Goal | All of the lines below are to be transcribed faithfully, with pictures excluded from the copy.

◇ ◇ ◇ ◇ ◇ ◇ ◇

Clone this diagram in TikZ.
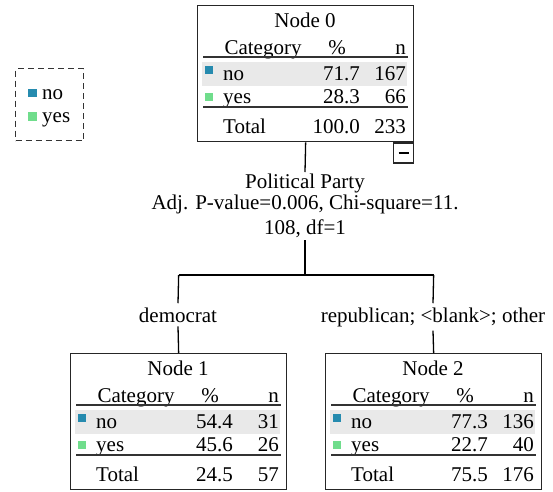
\documentclass[tikz,border=0pt]{standalone}
\usepackage{fontspec}
\setmainfont{Liberation Serif}
\definecolor{noblue}{RGB}{38,139,175}
\definecolor{yesgreen}{RGB}{112,221,140}
\definecolor{rowgray}{RGB}{233,233,233}
\tikzset{
  treebox/.style={draw=black!85, line width=1.3pt, minimum width=216pt,
    minimum height=136pt, anchor=north west, inner sep=0pt},
  cell/.style={inner sep=0pt, font=\fontsize{21}{24}\selectfont},
  tablerule/.style={line width=1.6pt, draw=black!80},
  link/.style={line width=1.3pt},
}
\newcommand{\catbox}[8]{%
  \begin{scope}[shift={#2}]
    \fill[rowgray] (5,57) rectangle (210,81);
    \node[treebox] (node#1) at (0,0) {};
    \node[cell, anchor=base] (n#1-title) at (108,22) {Node #1};
    \node[cell, anchor=base] (n#1-cat) at (66,49) {Category};
    \node[cell, anchor=base] (n#1-pct) at (140,49) {\%};
    \node[cell, anchor=base east] (n#1-n) at (209,49) {n};
    \draw[tablerule] (6,52) -- (211,52);
    \fill[noblue] (8,61) rectangle (16,69);
    \node[cell, anchor=base west] (n#1-no) at (26,75) {no};
    \node[cell, anchor=base east] (n#1-nop) at (163,75) {#3};
    \node[cell, anchor=base east] (n#1-non) at (209,75) {#4};
    \fill[yesgreen] (8,88) rectangle (16,96);
    \node[cell, anchor=base west] (n#1-yes) at (26,98) {yes};
    \node[cell, anchor=base east] (n#1-yesp) at (163,98) {#5};
    \node[cell, anchor=base east] (n#1-yesn) at (209,98) {#6};
    \draw[tablerule] (6,102) -- (211,102);
    \node[cell, anchor=base west] (n#1-tot) at (26,128) {Total};
    \node[cell, anchor=base east] (n#1-totp) at (163,128) {#7};
    \node[cell, anchor=base east] (n#1-totn) at (209,128) {#8};
  \end{scope}}

\begin{document}
\begin{tikzpicture}[x=1pt, y=-1pt]
  \useasboundingbox (0,0) rectangle (553,491);

  \node[draw=black!80, line width=1.2pt, dash pattern=on 6pt off 4pt,
    minimum width=68pt, minimum height=72pt, anchor=north west] (legend) at (15,68) {};
  \fill[noblue] (28,89) rectangle (37,97);
  \node[cell, anchor=base west] (legend-no) at (42,99) {no};
  \fill[yesgreen] (28,112) rectangle (37,121);
  \node[cell, anchor=base west] (legend-yes) at (42,122) {yes};

  \catbox{0}{(197,5)}{71.7}{167}{28.3}{66}{100.0}{233}
  \catbox{1}{(70,353)}{54.4}{31}{45.6}{26}{24.5}{57}
  \catbox{2}{(325,353)}{77.3}{136}{22.7}{40}{75.5}{176}

  \node[draw=black!85, line width=1.2pt, minimum width=20pt, minimum height=20pt,
    inner sep=0pt, anchor=north east] (collapse) at (node0.south east) {};
  \draw[line width=1.5pt] ([xshift=-5pt]collapse.center) -- ([xshift=5pt]collapse.center);

  \node[align=center, inner sep=2pt, anchor=north, font=\fontsize{21}{21}\selectfont]
    (split) at (305,172) {Political Party\\Adj. P-value=0.006, Chi-square=11.\\[4pt]108, df=1};
  \coordinate (fork) at (305,275);
  \node[cell, inner sep=4pt, anchor=base] (democrat) at (178,322) {democrat};
  \node[cell, inner sep=4pt, anchor=base] (other) at (433,322) {republican; <blank>; other};

  \draw[link] (node0.south) -- (split.north);
  \draw[link] (split.south) -- (fork);
  \draw[link] (node1.north |- fork) -- (node2.north |- fork);
  \draw[link] (node1.north |- fork) -- (democrat.north);
  \draw[link] (democrat.south) -- (node1.north);
  \draw[link] (node2.north |- fork) -- (other.north);
  \draw[link] (other.south) -- (node2.north);
\end{tikzpicture}
\end{document}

◇ ◇ ◇ ◇ ◇ ◇ ◇

Solution below |
Clone this diagram in TikZ.
\documentclass[tikz,border=0pt]{standalone}
\usepackage{fontspec}
\setmainfont{Liberation Serif}
\definecolor{noblue}{RGB}{38,139,175}
\definecolor{yesgreen}{RGB}{112,221,140}
\definecolor{rowgray}{RGB}{233,233,233}
\tikzset{
  treebox/.style={draw=black!85, line width=1.3pt, minimum width=216pt,
    minimum height=136pt, anchor=north west, inner sep=0pt},
  cell/.style={inner sep=0pt, font=\fontsize{21}{24}\selectfont},
  tablerule/.style={line width=1.6pt, draw=black!80},
  link/.style={line width=1.3pt},
}
\newcommand{\catbox}[8]{%
  \begin{scope}[shift={#2}]
    \fill[rowgray] (5,57) rectangle (210,81);
    \node[treebox] (node#1) at (0,0) {};
    \node[cell, anchor=base] (n#1-title) at (108,22) {Node #1};
    \node[cell, anchor=base] (n#1-cat) at (66,49) {Category};
    \node[cell, anchor=base] (n#1-pct) at (140,49) {\%};
    \node[cell, anchor=base east] (n#1-n) at (209,49) {n};
    \draw[tablerule] (6,52) -- (211,52);
    \fill[noblue] (8,61) rectangle (16,69);
    \node[cell, anchor=base west] (n#1-no) at (26,75) {no};
    \node[cell, anchor=base east] (n#1-nop) at (163,75) {#3};
    \node[cell, anchor=base east] (n#1-non) at (209,75) {#4};
    \fill[yesgreen] (8,88) rectangle (16,96);
    \node[cell, anchor=base west] (n#1-yes) at (26,98) {yes};
    \node[cell, anchor=base east] (n#1-yesp) at (163,98) {#5};
    \node[cell, anchor=base east] (n#1-yesn) at (209,98) {#6};
    \draw[tablerule] (6,102) -- (211,102);
    \node[cell, anchor=base west] (n#1-tot) at (26,128) {Total};
    \node[cell, anchor=base east] (n#1-totp) at (163,128) {#7};
    \node[cell, anchor=base east] (n#1-totn) at (209,128) {#8};
  \end{scope}}

\begin{document}
\begin{tikzpicture}[x=1pt, y=-1pt]
  \useasboundingbox (0,0) rectangle (553,491);

  \node[draw=black!80, line width=1.2pt, dash pattern=on 6pt off 4pt,
    minimum width=68pt, minimum height=72pt, anchor=north west] (legend) at (15,68) {};
  \fill[noblue] (28,89) rectangle (37,97);
  \node[cell, anchor=base west] (legend-no) at (42,99) {no};
  \fill[yesgreen] (28,112) rectangle (37,121);
  \node[cell, anchor=base west] (legend-yes) at (42,122) {yes};

  \catbox{0}{(197,5)}{71.7}{167}{28.3}{66}{100.0}{233}
  \catbox{1}{(70,353)}{54.4}{31}{45.6}{26}{24.5}{57}
  \catbox{2}{(325,353)}{77.3}{136}{22.7}{40}{75.5}{176}

  \node[draw=black!85, line width=1.2pt, minimum width=20pt, minimum height=20pt,
    inner sep=0pt, anchor=north east] (collapse) at (node0.south east) {};
  \draw[line width=1.5pt] ([xshift=-5pt]collapse.center) -- ([xshift=5pt]collapse.center);

  \node[align=center, inner sep=2pt, anchor=north, font=\fontsize{21}{21}\selectfont]
    (split) at (305,172) {Political Party\\Adj. P-value=0.006, Chi-square=11.\\[4pt]108, df=1};
  \coordinate (fork) at (305,275);
  \node[cell, inner sep=4pt, anchor=base] (democrat) at (178,322) {democrat};
  \node[cell, inner sep=4pt, anchor=base] (other) at (433,322) {republican; <blank>; other};

  \draw[link] (node0.south) -- (split.north);
  \draw[link] (split.south) -- (fork);
  \draw[link] (node1.north |- fork) -- (node2.north |- fork);
  \draw[link] (node1.north |- fork) -- (democrat.north);
  \draw[link] (democrat.south) -- (node1.north);
  \draw[link] (node2.north |- fork) -- (other.north);
  \draw[link] (other.south) -- (node2.north);
\end{tikzpicture}
\end{document}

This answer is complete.